Pentagon Caught Coordinating AATIP Narrative in Newly Released Emails

A tranche of newly released internal Pentagon emails dating to May 2019 has cast fresh doubt on the Department of Defense’s official account of the Advanced Aerospace Threat Identification Program (AATIP) and the role played by former intelligence official Luis Elizondo. The emails, obtained through a Freedom of Information Act request by The Black Vault, center on a May 7, 2019 communication from Neill Tipton, then-Director of a senior Pentagon office, and reveal coordinated efforts to manage public messaging on a program the DoD has long struggled to define consistently.

The Core Contradiction

At the heart of the disclosure is a fundamental inconsistency: while the Pentagon has publicly and repeatedly sought to distance Elizondo from any formal role managing AATIP, the internal emails suggest officials were actively working to reconcile conflicting internal accounts before presenting a unified front to the press and public. This is not merely a bureaucratic communications exercise — it represents a documented instance of message discipline being applied to one of the most sensitive and publicly scrutinized programs in modern military history.

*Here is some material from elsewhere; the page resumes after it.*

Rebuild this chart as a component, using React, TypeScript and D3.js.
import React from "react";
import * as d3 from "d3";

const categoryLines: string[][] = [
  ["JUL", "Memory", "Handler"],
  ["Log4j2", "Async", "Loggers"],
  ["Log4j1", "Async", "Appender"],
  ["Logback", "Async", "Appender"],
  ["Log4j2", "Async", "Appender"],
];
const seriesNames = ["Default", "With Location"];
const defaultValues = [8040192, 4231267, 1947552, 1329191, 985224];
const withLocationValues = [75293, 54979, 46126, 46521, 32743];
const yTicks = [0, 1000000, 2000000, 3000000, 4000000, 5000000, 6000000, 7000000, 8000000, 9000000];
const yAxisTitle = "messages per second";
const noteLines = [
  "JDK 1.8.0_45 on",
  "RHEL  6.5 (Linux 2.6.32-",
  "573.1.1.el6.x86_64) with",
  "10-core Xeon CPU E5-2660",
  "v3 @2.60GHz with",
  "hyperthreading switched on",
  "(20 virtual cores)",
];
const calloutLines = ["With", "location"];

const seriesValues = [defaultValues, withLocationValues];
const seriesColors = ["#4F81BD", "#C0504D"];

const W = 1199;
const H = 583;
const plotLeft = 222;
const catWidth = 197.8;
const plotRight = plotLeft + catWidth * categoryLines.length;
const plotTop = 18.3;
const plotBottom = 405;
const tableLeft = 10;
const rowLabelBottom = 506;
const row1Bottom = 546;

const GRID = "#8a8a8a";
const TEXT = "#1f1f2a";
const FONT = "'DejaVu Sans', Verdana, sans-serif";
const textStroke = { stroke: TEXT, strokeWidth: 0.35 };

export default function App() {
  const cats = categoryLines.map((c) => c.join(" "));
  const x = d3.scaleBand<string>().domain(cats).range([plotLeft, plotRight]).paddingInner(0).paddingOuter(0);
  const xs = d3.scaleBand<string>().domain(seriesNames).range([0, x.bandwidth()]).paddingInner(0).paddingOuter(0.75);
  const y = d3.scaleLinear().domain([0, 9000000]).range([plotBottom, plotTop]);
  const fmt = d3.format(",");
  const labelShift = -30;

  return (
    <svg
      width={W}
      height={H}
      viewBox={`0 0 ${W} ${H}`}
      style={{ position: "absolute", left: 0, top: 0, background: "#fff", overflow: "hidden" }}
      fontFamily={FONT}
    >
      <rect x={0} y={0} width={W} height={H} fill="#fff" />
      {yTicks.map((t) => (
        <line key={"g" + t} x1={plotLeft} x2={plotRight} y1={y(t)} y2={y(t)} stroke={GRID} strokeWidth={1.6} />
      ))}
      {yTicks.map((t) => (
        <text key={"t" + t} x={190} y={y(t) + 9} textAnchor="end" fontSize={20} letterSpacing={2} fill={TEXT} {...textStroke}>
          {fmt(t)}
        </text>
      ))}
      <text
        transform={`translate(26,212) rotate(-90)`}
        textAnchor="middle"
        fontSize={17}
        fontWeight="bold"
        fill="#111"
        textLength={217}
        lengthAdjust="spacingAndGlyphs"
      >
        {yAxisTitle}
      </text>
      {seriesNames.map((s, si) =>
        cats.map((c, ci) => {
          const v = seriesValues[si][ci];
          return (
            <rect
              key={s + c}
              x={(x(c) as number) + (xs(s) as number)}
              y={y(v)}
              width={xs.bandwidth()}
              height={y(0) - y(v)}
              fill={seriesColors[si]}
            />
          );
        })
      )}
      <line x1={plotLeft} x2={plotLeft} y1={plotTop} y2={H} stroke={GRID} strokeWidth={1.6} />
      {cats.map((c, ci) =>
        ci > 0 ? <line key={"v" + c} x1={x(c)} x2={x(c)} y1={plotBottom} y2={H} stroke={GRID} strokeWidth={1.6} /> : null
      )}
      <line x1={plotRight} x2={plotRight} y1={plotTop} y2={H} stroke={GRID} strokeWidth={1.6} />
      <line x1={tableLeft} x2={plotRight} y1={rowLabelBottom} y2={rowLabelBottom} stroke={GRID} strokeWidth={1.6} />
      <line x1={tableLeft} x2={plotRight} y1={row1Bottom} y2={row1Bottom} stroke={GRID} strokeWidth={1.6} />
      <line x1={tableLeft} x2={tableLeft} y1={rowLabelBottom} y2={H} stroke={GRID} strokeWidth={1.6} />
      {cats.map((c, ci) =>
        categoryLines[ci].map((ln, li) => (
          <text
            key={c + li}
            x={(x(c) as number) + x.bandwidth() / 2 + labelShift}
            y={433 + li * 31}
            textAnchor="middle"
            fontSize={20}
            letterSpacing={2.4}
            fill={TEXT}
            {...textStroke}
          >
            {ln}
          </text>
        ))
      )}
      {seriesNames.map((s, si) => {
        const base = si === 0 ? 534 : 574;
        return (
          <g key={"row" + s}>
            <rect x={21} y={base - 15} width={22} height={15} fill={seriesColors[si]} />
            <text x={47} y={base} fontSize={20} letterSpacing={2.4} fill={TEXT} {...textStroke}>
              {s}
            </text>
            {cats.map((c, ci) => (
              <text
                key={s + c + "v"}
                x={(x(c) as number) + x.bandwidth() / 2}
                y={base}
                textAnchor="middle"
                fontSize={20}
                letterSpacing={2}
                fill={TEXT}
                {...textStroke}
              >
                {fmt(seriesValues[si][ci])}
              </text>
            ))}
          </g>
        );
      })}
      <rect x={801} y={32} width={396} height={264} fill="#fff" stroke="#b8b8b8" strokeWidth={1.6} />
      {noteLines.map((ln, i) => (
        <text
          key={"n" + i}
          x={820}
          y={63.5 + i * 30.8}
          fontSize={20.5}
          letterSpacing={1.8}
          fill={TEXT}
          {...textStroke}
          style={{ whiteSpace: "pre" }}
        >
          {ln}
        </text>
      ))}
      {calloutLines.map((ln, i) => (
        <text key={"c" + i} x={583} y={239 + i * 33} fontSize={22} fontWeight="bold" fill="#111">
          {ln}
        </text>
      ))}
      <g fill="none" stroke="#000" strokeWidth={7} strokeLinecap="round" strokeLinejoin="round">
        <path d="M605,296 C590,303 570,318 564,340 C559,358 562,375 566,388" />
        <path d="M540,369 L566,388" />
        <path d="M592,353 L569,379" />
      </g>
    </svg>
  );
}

Elizondo himself has long maintained that he served as the director of AATIP before resigning from the DoD in 2017 and going public with his concerns about UAP. The Pentagon’s response has oscillated between partial acknowledgment and outright denial, creating a credibility gap that these emails now appear to widen significantly.

Why This Matters for UAP Transparency

For UAP researchers and transparency advocates, the emails represent a meaningful data point in understanding how information about unidentified aerial phenomena has been managed — and potentially suppressed — at the institutional level. The deliberate alignment of messaging, conducted away from public scrutiny, raises legitimate questions about what other aspects of the UAP narrative have been similarly curated.

The timing is also notable. May 2019 falls in the immediate aftermath of the New York Times’ landmark 2017 AATIP exposé and just months before the U.S. Navy formally acknowledged the authenticity of several UAP videos. The Pentagon was, by any measure, under significant pressure to establish a coherent and defensible public position.

Intelligence Assessment

From an intelligence analysis standpoint, the significance of these emails lies less in any single revelation and more in the pattern they suggest. Institutional efforts to harmonize narratives around sensitive programs are not inherently improper, but when applied to a topic with the national security and scientific implications of UAP, such coordination demands scrutiny. The documents add to a growing body of FOIA-derived evidence suggesting that the full scope of U.S. government UAP awareness has not been freely or accurately disclosed to the public or to Congress.

Analysts should monitor further releases in this FOIA thread closely, as subsequent email batches may reveal the extent to which senior DoD leadership was directly involved in shaping — or suppressing — the AATIP narrative. This story is not closed.